AIM OF THE EXERCISE:
Quote the lines that run from the line containing "Recreate this image" down to the line containing "-72.9, -74.8, -75.7, -76.3, -76.7]". Include both of those lines, reproduce each exactly, and omit everything else.

[Source code of charts]
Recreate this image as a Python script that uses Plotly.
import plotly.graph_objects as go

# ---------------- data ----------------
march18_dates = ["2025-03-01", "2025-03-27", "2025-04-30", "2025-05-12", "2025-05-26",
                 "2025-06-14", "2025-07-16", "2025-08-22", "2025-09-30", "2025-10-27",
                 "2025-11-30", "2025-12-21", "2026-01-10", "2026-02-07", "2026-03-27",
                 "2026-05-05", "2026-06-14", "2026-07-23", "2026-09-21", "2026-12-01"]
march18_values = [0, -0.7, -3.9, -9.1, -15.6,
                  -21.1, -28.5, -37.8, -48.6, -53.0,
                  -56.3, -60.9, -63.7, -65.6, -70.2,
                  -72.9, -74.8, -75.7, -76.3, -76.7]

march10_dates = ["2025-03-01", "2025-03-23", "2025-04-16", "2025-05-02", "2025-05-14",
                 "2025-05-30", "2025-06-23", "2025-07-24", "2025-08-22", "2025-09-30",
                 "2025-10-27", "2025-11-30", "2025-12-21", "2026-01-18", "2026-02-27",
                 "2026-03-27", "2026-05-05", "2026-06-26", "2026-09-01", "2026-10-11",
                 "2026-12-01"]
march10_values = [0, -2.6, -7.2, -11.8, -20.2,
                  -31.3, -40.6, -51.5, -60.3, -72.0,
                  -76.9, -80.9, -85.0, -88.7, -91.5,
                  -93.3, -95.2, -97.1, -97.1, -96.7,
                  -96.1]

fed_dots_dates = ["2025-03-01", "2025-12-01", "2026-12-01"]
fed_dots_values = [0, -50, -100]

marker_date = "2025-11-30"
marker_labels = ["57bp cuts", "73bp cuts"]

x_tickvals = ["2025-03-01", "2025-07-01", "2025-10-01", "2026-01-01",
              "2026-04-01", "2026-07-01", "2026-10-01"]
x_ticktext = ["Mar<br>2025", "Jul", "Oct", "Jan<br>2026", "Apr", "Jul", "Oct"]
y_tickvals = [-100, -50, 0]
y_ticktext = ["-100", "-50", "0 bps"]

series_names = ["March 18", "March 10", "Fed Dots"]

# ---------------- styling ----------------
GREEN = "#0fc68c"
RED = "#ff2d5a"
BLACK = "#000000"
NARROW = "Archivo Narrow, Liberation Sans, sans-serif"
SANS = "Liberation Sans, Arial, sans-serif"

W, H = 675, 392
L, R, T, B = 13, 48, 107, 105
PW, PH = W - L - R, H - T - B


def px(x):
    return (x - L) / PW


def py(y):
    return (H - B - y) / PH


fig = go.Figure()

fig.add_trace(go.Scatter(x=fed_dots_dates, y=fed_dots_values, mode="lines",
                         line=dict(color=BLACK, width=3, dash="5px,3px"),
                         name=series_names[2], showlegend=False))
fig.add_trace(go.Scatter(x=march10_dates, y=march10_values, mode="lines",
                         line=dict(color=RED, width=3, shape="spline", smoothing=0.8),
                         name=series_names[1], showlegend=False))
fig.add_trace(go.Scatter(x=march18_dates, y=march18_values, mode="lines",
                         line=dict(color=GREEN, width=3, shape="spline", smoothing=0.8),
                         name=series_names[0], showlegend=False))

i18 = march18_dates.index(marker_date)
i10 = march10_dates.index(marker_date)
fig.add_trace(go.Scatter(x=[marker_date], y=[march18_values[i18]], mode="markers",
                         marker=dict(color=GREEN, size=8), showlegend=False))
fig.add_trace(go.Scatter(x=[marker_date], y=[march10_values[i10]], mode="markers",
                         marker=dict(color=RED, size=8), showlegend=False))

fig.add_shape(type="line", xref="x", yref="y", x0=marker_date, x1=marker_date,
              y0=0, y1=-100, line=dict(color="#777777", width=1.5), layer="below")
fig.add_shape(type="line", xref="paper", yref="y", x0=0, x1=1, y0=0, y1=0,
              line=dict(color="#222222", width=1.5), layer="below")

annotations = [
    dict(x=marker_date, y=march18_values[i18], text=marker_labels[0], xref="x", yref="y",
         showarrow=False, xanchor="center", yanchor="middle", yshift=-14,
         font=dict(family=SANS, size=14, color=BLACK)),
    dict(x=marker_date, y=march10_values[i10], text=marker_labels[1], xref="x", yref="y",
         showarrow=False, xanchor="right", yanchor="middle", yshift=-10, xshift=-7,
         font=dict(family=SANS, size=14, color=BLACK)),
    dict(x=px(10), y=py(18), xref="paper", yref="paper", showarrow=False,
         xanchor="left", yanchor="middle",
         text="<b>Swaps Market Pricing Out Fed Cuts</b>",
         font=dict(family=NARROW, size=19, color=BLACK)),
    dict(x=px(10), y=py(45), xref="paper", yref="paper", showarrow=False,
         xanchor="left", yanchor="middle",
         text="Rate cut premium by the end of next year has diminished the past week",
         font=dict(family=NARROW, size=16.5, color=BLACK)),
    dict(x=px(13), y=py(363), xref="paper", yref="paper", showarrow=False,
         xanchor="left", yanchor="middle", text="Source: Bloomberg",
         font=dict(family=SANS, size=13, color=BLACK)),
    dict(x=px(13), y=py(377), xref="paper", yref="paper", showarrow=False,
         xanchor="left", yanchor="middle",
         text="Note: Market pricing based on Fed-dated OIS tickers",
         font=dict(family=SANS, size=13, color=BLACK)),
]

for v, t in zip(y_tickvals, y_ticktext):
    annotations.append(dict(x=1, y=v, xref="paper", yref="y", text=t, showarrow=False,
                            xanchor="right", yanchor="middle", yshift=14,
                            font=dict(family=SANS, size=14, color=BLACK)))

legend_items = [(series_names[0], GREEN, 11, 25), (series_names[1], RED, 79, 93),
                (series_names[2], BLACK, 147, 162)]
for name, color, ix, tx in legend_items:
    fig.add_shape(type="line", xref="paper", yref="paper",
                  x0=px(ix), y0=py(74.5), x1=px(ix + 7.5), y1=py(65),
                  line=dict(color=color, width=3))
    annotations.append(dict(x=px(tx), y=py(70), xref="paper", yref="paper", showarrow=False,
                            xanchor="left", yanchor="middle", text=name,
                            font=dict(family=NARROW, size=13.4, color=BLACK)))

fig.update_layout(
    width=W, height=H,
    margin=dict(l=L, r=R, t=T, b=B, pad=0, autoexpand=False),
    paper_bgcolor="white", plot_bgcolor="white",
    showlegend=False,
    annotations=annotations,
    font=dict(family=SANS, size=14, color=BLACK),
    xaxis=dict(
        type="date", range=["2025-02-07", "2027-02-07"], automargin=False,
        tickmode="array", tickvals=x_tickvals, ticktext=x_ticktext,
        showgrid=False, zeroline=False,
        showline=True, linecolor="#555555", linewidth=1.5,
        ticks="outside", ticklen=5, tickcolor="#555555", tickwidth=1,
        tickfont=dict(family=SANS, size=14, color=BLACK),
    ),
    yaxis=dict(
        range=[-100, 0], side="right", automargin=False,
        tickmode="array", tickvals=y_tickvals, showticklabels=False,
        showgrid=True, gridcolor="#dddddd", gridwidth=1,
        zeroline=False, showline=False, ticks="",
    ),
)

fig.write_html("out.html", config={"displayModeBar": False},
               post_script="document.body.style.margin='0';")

--

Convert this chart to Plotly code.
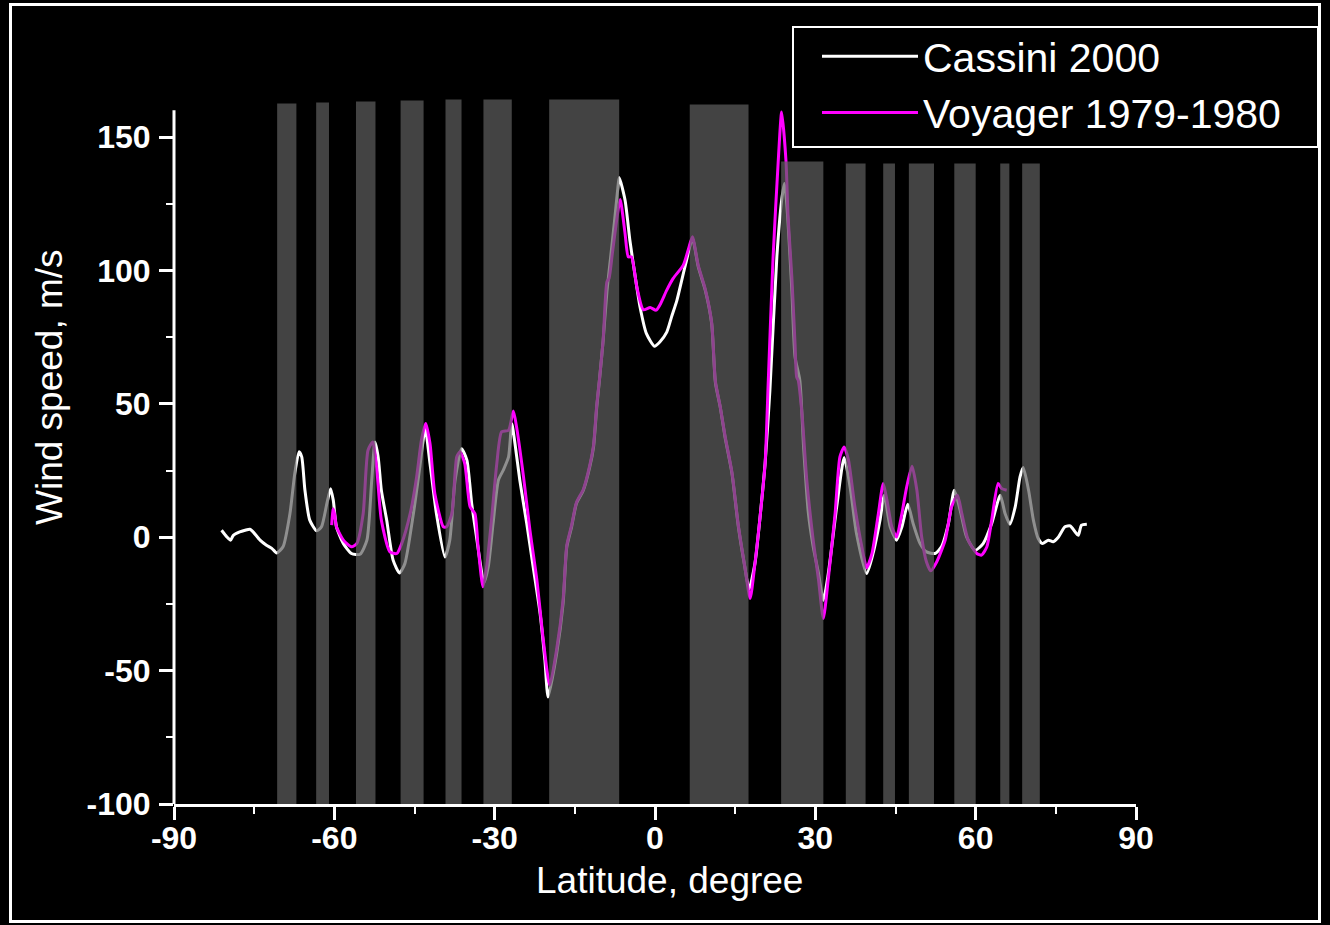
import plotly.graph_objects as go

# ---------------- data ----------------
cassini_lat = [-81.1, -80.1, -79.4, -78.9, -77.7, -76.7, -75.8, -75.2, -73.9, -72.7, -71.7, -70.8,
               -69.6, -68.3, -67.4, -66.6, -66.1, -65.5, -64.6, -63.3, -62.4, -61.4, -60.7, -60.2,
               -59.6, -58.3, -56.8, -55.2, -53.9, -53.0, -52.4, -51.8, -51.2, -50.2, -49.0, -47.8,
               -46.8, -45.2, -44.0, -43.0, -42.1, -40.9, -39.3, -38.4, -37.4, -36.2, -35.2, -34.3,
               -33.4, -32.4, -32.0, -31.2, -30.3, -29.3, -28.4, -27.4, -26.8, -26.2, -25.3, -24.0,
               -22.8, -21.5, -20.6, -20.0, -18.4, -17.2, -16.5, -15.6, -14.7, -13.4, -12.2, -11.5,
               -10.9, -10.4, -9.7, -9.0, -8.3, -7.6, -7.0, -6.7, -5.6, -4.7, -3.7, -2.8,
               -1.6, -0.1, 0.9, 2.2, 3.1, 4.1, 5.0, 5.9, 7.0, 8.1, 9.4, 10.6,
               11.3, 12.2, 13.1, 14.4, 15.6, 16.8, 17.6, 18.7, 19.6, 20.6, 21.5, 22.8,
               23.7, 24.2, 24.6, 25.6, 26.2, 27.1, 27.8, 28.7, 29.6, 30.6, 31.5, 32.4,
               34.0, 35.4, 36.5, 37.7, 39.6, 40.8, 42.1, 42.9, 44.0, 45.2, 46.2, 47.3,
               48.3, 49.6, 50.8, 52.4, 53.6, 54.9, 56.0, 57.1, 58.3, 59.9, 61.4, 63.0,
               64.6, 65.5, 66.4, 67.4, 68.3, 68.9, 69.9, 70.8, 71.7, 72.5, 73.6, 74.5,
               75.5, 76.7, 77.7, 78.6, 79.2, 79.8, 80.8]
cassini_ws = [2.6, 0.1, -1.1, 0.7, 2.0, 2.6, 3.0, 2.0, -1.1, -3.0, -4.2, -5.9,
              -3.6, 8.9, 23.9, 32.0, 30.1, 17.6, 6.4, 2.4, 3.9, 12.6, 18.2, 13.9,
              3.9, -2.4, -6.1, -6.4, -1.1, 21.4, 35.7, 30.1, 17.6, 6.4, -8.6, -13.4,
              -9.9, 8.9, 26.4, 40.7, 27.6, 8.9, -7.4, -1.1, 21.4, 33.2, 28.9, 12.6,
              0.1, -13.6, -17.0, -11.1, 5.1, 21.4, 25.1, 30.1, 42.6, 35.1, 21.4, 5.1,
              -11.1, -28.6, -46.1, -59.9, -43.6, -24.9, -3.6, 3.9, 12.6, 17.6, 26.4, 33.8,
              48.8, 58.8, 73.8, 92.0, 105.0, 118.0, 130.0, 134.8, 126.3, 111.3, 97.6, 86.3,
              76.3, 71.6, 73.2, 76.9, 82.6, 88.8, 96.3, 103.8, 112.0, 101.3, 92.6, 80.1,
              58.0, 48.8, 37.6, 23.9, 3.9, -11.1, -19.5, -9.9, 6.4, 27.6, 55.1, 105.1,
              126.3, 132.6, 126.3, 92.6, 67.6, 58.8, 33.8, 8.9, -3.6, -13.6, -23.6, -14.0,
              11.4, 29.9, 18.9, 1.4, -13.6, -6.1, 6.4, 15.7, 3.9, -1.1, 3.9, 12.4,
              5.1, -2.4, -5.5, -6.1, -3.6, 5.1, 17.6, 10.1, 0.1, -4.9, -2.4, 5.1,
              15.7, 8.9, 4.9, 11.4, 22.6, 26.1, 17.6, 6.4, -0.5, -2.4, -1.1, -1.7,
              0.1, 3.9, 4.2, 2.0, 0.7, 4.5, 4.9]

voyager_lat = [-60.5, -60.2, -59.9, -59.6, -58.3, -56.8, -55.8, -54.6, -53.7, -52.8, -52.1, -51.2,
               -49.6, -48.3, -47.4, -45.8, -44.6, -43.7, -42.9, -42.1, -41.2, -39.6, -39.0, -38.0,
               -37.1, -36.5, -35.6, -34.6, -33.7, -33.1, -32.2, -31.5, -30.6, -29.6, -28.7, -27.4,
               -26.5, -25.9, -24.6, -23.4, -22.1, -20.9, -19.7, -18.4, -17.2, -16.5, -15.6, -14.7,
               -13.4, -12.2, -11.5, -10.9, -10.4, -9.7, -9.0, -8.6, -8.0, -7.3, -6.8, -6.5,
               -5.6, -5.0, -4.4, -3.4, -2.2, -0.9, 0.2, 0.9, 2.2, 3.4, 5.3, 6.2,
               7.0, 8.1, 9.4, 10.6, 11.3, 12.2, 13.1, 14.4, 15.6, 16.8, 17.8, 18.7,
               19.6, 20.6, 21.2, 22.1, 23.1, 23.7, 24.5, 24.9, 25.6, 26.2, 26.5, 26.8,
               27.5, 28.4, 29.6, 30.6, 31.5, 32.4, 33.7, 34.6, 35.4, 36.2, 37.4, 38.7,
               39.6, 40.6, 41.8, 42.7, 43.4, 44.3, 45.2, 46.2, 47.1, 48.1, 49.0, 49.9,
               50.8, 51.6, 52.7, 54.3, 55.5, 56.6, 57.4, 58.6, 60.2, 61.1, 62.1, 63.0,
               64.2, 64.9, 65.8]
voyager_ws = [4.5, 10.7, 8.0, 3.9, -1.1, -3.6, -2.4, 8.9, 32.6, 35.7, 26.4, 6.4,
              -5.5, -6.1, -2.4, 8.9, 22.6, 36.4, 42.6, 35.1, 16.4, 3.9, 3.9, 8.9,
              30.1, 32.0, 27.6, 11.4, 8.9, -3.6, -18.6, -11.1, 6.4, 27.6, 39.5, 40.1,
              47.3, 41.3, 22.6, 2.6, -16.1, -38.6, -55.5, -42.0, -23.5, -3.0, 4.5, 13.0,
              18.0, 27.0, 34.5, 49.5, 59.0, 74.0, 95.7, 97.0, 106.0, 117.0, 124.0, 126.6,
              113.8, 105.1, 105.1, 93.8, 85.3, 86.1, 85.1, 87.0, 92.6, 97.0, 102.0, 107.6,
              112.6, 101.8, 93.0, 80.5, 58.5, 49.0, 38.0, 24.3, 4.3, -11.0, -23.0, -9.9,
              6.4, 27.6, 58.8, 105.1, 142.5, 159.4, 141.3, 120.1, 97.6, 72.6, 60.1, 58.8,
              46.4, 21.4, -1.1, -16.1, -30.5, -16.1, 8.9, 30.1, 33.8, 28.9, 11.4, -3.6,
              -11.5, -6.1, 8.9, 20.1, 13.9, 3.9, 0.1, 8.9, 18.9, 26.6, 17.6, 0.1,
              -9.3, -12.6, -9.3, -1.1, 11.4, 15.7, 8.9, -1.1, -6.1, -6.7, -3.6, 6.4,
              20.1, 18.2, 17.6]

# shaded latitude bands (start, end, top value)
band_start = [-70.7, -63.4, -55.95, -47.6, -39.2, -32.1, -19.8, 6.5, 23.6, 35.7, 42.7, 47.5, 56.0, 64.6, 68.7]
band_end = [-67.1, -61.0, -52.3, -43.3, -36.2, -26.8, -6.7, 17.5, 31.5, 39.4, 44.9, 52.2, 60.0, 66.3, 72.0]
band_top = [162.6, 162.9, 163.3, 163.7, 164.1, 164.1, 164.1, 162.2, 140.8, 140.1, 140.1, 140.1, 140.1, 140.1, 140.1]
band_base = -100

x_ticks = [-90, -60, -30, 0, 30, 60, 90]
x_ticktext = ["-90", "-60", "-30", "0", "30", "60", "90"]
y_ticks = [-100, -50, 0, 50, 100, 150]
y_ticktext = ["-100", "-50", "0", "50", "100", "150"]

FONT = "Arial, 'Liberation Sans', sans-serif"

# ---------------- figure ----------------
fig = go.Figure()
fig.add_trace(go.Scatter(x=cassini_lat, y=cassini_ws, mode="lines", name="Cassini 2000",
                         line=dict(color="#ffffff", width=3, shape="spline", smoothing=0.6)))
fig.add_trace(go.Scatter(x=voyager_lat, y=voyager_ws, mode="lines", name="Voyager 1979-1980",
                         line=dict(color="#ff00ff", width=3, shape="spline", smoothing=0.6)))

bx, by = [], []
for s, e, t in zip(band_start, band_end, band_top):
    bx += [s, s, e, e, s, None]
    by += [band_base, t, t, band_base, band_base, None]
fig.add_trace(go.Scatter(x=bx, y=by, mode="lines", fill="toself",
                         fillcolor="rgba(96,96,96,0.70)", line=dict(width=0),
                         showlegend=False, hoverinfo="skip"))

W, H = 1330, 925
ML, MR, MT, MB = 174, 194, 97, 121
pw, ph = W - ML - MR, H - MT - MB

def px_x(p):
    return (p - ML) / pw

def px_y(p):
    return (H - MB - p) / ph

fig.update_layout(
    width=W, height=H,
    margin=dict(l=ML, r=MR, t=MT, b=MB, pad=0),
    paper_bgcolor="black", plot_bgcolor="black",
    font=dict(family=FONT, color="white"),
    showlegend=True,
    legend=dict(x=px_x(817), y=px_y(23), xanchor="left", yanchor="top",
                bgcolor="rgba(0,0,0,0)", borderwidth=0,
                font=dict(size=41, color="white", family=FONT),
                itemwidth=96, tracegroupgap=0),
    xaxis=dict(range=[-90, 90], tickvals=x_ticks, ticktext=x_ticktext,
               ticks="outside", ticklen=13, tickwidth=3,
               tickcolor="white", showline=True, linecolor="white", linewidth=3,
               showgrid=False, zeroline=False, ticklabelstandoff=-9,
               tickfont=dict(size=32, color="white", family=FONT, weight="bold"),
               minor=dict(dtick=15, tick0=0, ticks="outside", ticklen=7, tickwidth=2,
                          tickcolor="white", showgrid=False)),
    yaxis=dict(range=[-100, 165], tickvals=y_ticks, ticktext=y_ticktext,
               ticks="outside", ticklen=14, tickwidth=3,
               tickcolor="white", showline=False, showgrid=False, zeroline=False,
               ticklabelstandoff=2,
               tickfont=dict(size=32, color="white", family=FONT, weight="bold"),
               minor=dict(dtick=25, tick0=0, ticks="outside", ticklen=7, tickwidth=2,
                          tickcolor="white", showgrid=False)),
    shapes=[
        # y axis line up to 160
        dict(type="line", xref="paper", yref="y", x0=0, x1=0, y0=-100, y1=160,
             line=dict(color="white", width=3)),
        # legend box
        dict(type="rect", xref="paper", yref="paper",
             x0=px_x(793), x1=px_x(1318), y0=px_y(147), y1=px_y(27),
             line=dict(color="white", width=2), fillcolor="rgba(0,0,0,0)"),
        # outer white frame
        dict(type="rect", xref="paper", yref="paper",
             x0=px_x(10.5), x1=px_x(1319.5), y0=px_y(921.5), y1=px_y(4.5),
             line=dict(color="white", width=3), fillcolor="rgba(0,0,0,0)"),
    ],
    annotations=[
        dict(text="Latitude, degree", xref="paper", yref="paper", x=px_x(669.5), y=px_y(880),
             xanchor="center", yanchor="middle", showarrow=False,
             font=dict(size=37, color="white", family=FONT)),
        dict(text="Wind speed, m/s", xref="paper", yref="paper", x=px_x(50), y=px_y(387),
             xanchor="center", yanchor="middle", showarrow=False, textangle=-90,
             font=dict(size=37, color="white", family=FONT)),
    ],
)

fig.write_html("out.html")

EXERCISE OUTPUT:
Recreate this image as a Python script that uses Plotly.
import plotly.graph_objects as go

# ---------------- data ----------------
march18_dates = ["2025-03-01", "2025-03-27", "2025-04-30", "2025-05-12", "2025-05-26",
                 "2025-06-14", "2025-07-16", "2025-08-22", "2025-09-30", "2025-10-27",
                 "2025-11-30", "2025-12-21", "2026-01-10", "2026-02-07", "2026-03-27",
                 "2026-05-05", "2026-06-14", "2026-07-23", "2026-09-21", "2026-12-01"]
march18_values = [0, -0.7, -3.9, -9.1, -15.6,
                  -21.1, -28.5, -37.8, -48.6, -53.0,
                  -56.3, -60.9, -63.7, -65.6, -70.2,
                  -72.9, -74.8, -75.7, -76.3, -76.7]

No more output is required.